** Begin Source data **

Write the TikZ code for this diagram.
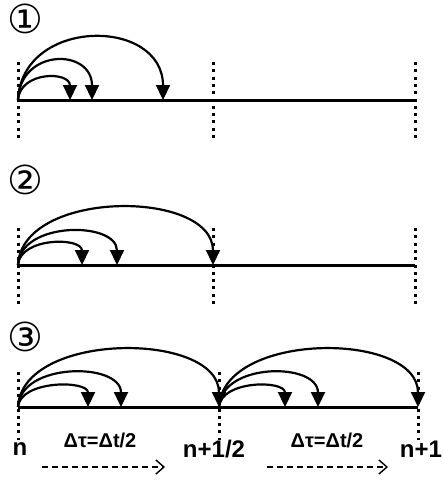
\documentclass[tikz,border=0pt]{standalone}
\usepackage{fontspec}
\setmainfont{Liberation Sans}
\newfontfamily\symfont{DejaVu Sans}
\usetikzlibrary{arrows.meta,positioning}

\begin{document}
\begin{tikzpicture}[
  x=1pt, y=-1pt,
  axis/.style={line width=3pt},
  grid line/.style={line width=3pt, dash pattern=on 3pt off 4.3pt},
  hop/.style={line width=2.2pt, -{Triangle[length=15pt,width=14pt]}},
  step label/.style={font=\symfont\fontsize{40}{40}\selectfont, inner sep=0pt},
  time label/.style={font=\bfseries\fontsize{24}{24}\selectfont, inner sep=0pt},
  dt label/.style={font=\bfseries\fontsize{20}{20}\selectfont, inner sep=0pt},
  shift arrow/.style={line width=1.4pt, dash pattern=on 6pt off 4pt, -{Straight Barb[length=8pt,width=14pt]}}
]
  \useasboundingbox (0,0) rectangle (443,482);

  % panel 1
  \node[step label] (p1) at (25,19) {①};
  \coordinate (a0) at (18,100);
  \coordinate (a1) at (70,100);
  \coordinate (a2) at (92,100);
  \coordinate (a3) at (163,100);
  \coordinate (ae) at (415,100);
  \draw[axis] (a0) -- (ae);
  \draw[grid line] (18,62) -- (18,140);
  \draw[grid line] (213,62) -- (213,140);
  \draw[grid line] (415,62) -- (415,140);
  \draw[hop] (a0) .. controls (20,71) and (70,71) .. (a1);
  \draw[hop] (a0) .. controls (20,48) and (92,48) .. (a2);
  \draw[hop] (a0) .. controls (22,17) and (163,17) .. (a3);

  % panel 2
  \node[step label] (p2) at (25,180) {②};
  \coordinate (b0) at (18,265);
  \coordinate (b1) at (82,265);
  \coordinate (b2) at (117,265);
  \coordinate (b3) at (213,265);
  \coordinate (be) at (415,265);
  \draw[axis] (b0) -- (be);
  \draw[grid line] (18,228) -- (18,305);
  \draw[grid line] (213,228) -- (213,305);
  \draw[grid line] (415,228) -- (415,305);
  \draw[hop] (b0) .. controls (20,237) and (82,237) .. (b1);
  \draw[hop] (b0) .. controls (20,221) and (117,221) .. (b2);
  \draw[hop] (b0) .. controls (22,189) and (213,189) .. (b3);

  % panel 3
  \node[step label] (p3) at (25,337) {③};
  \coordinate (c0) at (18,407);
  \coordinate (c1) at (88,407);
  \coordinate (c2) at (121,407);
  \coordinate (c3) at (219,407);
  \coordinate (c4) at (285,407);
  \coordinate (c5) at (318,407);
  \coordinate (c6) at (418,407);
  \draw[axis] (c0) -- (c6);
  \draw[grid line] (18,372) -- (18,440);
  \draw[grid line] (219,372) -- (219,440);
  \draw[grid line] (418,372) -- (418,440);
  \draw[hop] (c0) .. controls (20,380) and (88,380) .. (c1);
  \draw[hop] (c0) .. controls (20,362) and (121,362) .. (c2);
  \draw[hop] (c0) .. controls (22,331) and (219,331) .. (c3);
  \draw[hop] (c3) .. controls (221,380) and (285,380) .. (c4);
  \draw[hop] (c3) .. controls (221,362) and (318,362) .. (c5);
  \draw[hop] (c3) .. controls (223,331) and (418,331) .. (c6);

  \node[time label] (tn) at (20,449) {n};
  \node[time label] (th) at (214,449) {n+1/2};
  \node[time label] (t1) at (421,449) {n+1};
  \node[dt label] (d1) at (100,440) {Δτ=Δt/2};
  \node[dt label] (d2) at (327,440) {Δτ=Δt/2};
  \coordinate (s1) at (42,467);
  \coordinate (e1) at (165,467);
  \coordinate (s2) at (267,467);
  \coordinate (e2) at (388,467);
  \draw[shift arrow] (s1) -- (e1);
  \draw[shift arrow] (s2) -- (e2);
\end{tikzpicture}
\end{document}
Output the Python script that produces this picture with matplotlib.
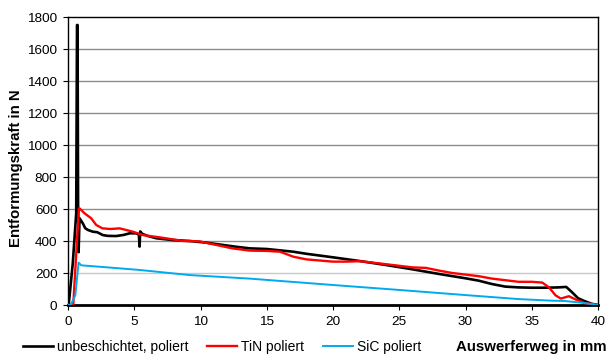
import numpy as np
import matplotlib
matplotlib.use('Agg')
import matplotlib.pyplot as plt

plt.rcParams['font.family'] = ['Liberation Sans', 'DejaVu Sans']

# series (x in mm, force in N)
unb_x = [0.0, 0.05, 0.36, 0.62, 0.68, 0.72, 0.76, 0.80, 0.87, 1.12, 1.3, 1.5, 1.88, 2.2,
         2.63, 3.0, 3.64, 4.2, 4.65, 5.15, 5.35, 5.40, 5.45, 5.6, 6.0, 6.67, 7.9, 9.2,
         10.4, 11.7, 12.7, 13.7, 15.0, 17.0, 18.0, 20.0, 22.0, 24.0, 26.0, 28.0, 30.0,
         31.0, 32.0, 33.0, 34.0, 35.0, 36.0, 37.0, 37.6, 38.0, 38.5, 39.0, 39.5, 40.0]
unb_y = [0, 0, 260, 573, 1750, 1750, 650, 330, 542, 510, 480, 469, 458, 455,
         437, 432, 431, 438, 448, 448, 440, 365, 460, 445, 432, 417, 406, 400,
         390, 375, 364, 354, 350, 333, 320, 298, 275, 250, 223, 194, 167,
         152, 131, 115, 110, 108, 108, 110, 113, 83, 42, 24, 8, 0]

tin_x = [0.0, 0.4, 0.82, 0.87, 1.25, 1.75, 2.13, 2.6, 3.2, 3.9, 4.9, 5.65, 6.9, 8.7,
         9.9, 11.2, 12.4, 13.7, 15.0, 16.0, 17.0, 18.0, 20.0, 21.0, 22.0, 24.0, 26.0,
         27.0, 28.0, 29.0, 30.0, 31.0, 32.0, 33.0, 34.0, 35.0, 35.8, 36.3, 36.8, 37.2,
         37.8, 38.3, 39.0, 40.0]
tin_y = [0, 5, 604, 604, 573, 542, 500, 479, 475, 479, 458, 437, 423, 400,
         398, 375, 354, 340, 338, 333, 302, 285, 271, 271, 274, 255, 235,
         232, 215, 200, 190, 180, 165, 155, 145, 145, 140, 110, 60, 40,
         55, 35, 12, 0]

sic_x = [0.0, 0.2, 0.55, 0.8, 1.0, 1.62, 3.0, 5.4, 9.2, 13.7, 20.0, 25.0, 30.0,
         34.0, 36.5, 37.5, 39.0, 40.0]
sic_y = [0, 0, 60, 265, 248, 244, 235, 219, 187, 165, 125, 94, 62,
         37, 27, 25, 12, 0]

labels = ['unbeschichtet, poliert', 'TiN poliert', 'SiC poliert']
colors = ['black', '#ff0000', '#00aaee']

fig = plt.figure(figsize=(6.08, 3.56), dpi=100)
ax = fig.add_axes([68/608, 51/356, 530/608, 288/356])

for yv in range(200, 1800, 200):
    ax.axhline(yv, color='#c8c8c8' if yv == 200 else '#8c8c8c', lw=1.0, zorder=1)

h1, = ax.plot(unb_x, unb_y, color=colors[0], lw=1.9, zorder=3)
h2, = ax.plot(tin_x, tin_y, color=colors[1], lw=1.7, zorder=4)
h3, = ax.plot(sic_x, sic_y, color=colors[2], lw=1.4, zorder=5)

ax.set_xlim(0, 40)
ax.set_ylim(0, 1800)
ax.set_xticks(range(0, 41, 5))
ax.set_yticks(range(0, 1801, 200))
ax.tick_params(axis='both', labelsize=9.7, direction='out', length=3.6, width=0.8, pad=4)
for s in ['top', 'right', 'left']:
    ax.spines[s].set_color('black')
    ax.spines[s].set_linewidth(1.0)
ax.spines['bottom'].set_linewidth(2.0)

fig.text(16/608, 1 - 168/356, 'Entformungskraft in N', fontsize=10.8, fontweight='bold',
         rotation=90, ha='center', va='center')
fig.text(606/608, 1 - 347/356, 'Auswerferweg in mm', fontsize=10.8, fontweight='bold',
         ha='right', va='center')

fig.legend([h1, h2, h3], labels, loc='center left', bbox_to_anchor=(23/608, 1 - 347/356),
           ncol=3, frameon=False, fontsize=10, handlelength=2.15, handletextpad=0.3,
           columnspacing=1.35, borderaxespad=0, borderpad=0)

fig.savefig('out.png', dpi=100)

** End Source data **

Tally the lines in the records above that contain the word "this", and give only that number.

Complete response:
2